The way they worded that question is bad and, as you say, the outbox pattern does not transactionally update the queue itself. The outbox pattern is nevertheless very useful.

It's a bit of trick that the outbox to queue part of it likely needs to support "at least once but duplicates possible" into the queue.

"Send multiple times from D to Q and deduplicate with a UUID" (idempotency) is well short of "insert into both D and Q or neither" (atomicity)

What are you saying here? I'm pointing out that you need to be ok with the lack of exactly once transaction between O and Q. Maybe you're agreeing and simply saying that's a fine?

Every item will be written to the queue exactly once (as the update is transactional).

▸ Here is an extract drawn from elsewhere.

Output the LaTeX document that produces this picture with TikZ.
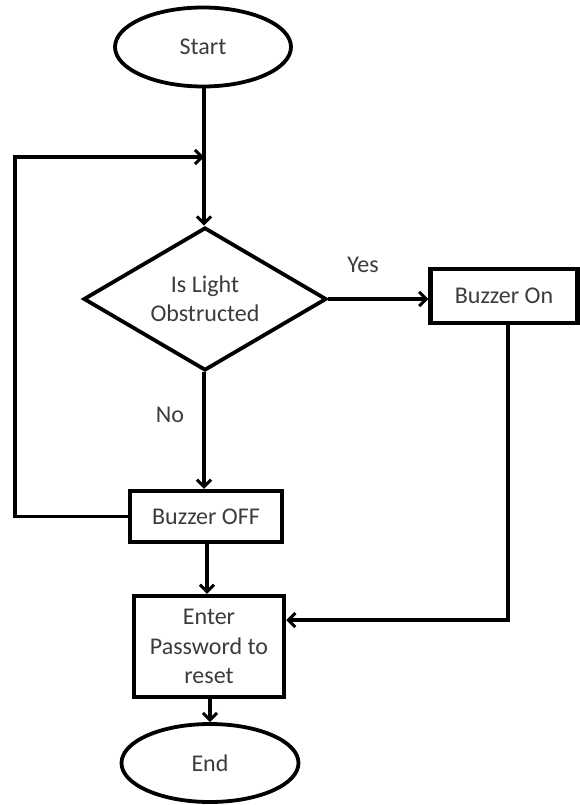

Queue processing may need at-least-once semantics, yes, depending on what exactly you're doing.

The queue write is not in the transaction. The proposed trick is that that is ok because an outbox is able to be transacted on. It kicks the can some what...

I envy you DB + distributed systems specialists. Reminds me I still have a lot to learn.

Youtube. Design interviews and anything about how cloud services work etc.

One major trick in distributed systems is to always attempt things in the same order. And then locally, you just store what you’ve seen, for “a long time”. That takes care of a lot of transactional issues — idempotency, retries, exactly-once delivery with no distributed locks, etc.

But as someone who builds distributed systems, I can tell you that transactions should be local. Anytime you want to lock something across the network (eg Canisters in ICP) so you can read it, that’s probably a code smell. You probably want to have evented reactive things ripple out, you do need idempotency, but you shouldn’t design your system to read remote state if you can help it. Only subscribe to remote messages.

"One major trick in distributed systems is to always attempt things in the same order"

This is inportant in DBs in general to avoid deadlocks by two requests taking locks in different order.